A paraplegic found out that humanity had not died. He was surprised to see that people went out of their way to appease his less fortunate self even though the last thing that the paraplegic wanted was self-pity and pittance thrown at him. Still, people obliged. It was much like the blind man who was forever taken over to the other side of the road just because he was standing at the edge of the road, not intending to cross or worse had just crossed the road.

Then, there was another chap who had been taking care of his stroke-stricken mother for the past twenty over the years. In the initial few years, he was so high-spirited to give his mother all that modern technology could provide.

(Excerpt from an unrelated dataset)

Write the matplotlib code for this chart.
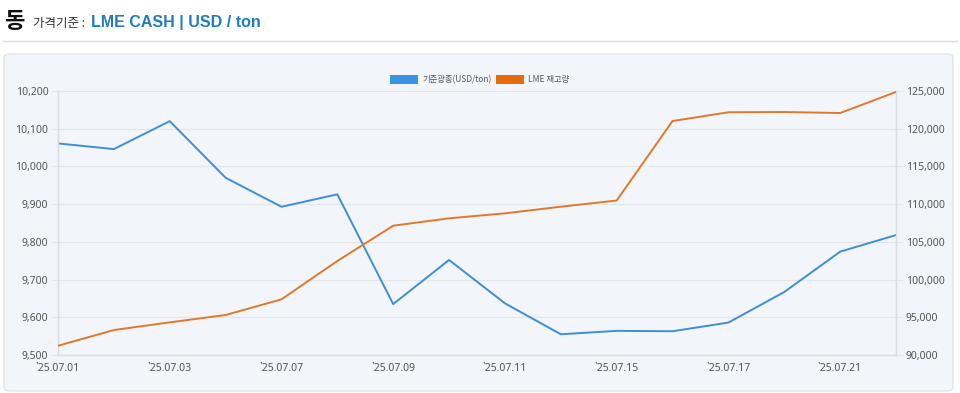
import matplotlib
matplotlib.use("Agg")
import matplotlib.pyplot as plt
from matplotlib.patches import FancyBboxPatch, Rectangle
from matplotlib.lines import Line2D
from matplotlib.ticker import FuncFormatter, MultipleLocator

plt.rcParams['font.family'] = ['Noto Sans CJK KR', 'DejaVu Sans']

dates = ["`25.07.01", "`25.07.02", "`25.07.03", "`25.07.04", "`25.07.07", "`25.07.08",
         "`25.07.09", "`25.07.10", "`25.07.11", "`25.07.14", "`25.07.15", "`25.07.16",
         "`25.07.17", "`25.07.18", "`25.07.21", "`25.07.22"]
price = [10061, 10046, 10120, 9970, 9893, 9926, 9635, 9752, 9637, 9555, 9564, 9563,
         9586, 9667, 9774, 9818]
stock = [91230, 93310, 94330, 95300, 97380, 102460, 107140, 108120, 108780, 109660,
         110480, 121020, 122180, 122215, 122080, 124870]
series_names = ["기준광종(USD/ton)", "LME 재고량"]

W, H = 960, 393
fig = plt.figure(figsize=(9.6, 3.93), dpi=100)
fig.patch.set_facecolor('white')

def fx(px): return px / W
def fy(py): return 1 - py / H

# Header
fig.text(fx(4), fy(28), "동", fontsize=16, fontweight='bold', color='#111111', va='baseline')
fig.text(fx(33), fy(27), "가격기준 :", fontsize=9, color='#333333', va='baseline')
fig.text(fx(91), fy(27.5), "LME CASH | USD / ton", fontsize=11.5, fontweight='bold',
         color='#1f7bc4', va='baseline', family=['Liberation Sans', 'DejaVu Sans'])
fig.add_artist(Line2D([fx(3), fx(957)], [fy(41), fy(41)], color='#dddddd', lw=1,
                      transform=fig.transFigure))

# Panel
panel = FancyBboxPatch((fx(4), fy(391)), fx(953) - fx(4), fy(54) - fy(391),
                       boxstyle="round,pad=0,rounding_size=0.008",
                       transform=fig.transFigure, facecolor='#f2f5f9',
                       edgecolor='#e1e5ea', lw=1, zorder=0)
fig.add_artist(panel)

ax = fig.add_axes([fx(58), fy(355), fx(896) - fx(58), fy(91) - fy(355)])
ax.set_facecolor('none')
ax2 = ax.twinx()

blue = '#3e8ed8'
orange = '#e2792a'
x = list(range(len(dates)))
ax.plot(x, price, color=blue, lw=1.4, zorder=3)
ax2.plot(x, stock, color=orange, lw=1.4, zorder=3)

ax.set_xlim(0, len(dates) - 1)
ax.set_ylim(9500, 10200)
ax2.set_ylim(90000, 125000)
ax.yaxis.set_major_locator(MultipleLocator(100))
ax2.yaxis.set_major_locator(MultipleLocator(5000))
fmt = FuncFormatter(lambda v, p: f"{int(round(v)):,}")
ax.yaxis.set_major_formatter(fmt)
ax2.yaxis.set_major_formatter(fmt)

ax.set_xticks(x[::2])
ax.set_xticklabels(dates[::2])

ax.grid(axis='y', color='#e3e7ec', lw=0.9)
ax.set_axisbelow(True)
for a in (ax, ax2):
    for s in a.spines.values():
        s.set_color('#d8dde3')
        s.set_linewidth(0.9)
    a.spines['top'].set_visible(False)
ax.tick_params(axis='y', length=5, color='#e3e7ec', labelsize=7.5, labelcolor='#555555', pad=2)
ax2.tick_params(axis='y', length=5, color='#e3e7ec', labelsize=7.5, labelcolor='#555555', pad=2)
ax.tick_params(axis='x', length=0, labelsize=7.5, labelcolor='#555555', pad=6)
for lab in ax.get_xticklabels() + ax.get_yticklabels() + ax2.get_yticklabels():
    lab.set_family(['Noto Sans', 'DejaVu Sans'])

# Legend
fig.add_artist(Rectangle((fx(390), fy(84)), fx(28), fy(75) - fy(84), transform=fig.transFigure,
                         facecolor='#3b92e0', edgecolor='none'))
fig.text(fx(422), fy(79.5), series_names[0], fontsize=6, color='#555555', va='center')
fig.add_artist(Rectangle((fx(496), fy(84)), fx(28), fy(75) - fy(84), transform=fig.transFigure,
                         facecolor='#e46c0c', edgecolor='none'))
fig.text(fx(528), fy(79.5), series_names[1], fontsize=6, color='#555555', va='center')

fig.savefig("out.png", dpi=100)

Things were looking brighter until she was stricken with another episode of apoplexy, paralysing her so bad snatching away her motor and vocal abilities. What is left of a once robust chatty lady is just a faded rose, responding sluggishly to stimuli. Caring for her has progressively become from bad to worse. Frustration set in both sides. Seeing her suffer proved too much for the son. Sometimes, he wonders what plan the Maker has for her; living each day enduring pain and disappointment that her appointment for the Big Sleep is yet to come. But he dutifully does what is expected of him, his filial duties and a chance to repay his dues for the care that he received in the blurry days of infancy and toddlers.

Are we innately hardwired to show compassion to others? After all the generations enduring calamities and hardship, is selflessness part of our DNA? Is it that our constant societal conditioning of its subject to care for the needy changed our selfish selves which were primally satisfied with self-fulfilling primal needs?

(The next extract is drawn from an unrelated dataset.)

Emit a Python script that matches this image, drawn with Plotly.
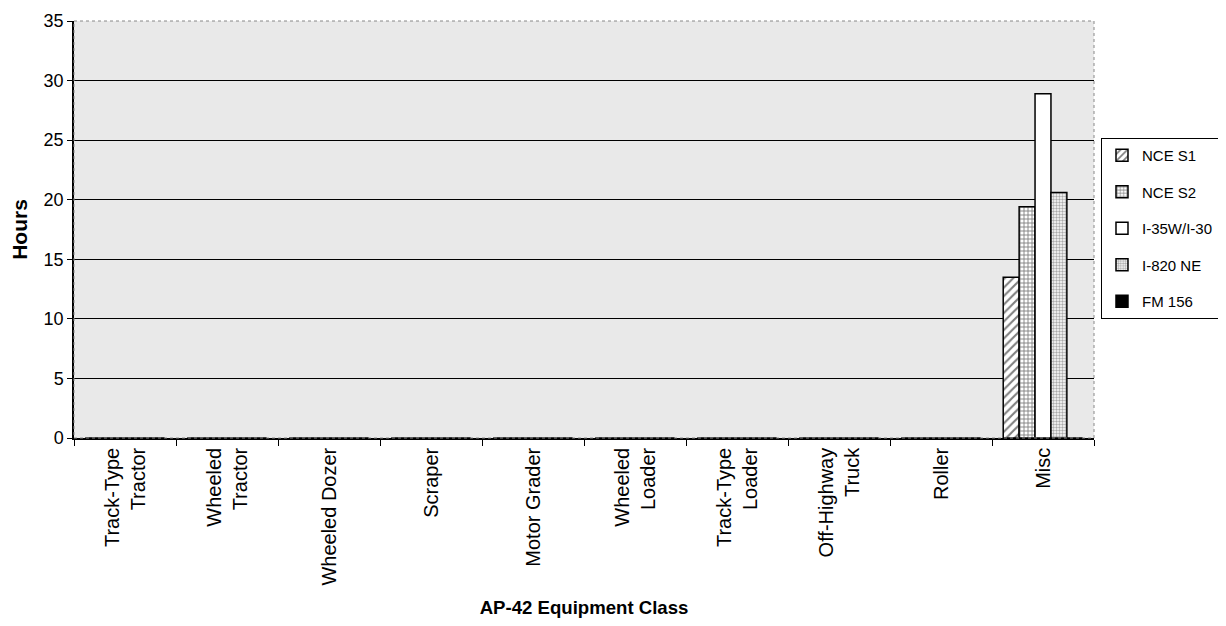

Just when I thought that humanity had not died and the human race had a chance for redemption, in walks my son from 'The Big Bad Wolf' sales. He had purchased a book on Auschwitz just to highlight the banality of evil that still lurks as an undercurrent in all of us.

Thursday, 17 April 2014

No hope for humanity

No Fire Zone: The Killing Fields of Sri Lanka (2013, Documentary)
Director: Callum Macrae
One of our lecturers (RS) back in university told us that the more we tried to hide something, the more people would want to see. And at that time, he was referring to the then sudden urge to preserve modesty or at least put a show of, by university students after 1979 Iranian Islamic Revolution. Once it is bare open, people would lose interest. Words of wisdom, come to think of it!

I decided to watch this award winning documentary which was aired last before the CHOGM meeting and Sri Lanka was to head the association that carries no real power but to remind (haunt) Britain of their glorious past! It only came to my attention after reading about its ban in Malaysia and the ongoing court case where the organiser of a public screening is charged. 
Just when you thought there was hope in humanity, comes this graphically disturbing images of people systematically eliminating a certain ethnic population of their own citizens. On one side there is a group demanding autonomy of the area they live and on the other, the people in power claim to hunt for perpetrators who take up arms for their course. The bottom line is that civilians are left dying left, right and centre.
The world is in a quandary. The Government denies any acts of wrongdoing contravening any international law. They claim that LTTE held their own people hostage and kill those who deflect. LTTE, who are guardians of the ethnic Tamil, and international UN workers categorically accuse the ruling government of drawing Tamils to areas deemed 'No Fire Zone' just to shell them to smithereens.

This rather graphically distressing film provide forensically certified photographic evidence of genocide in the land described by Arthur C. Clarke as the most beautiful land on earth. People are zeroed into safe zones and hospitals and are repeatedly bombed till there is no place to run.
 
Go ahead, watch it and spoil your whole day. It can happen anywhere. No race is immune from these. They say that the best of man comes in the worst of situations. I suppose a mob like situation, all humanity values go down the drain. The animalistic blood dirty preying fangs of survival which is deep seated in the DNA of us which survived through the prehistoric times comes into interplay!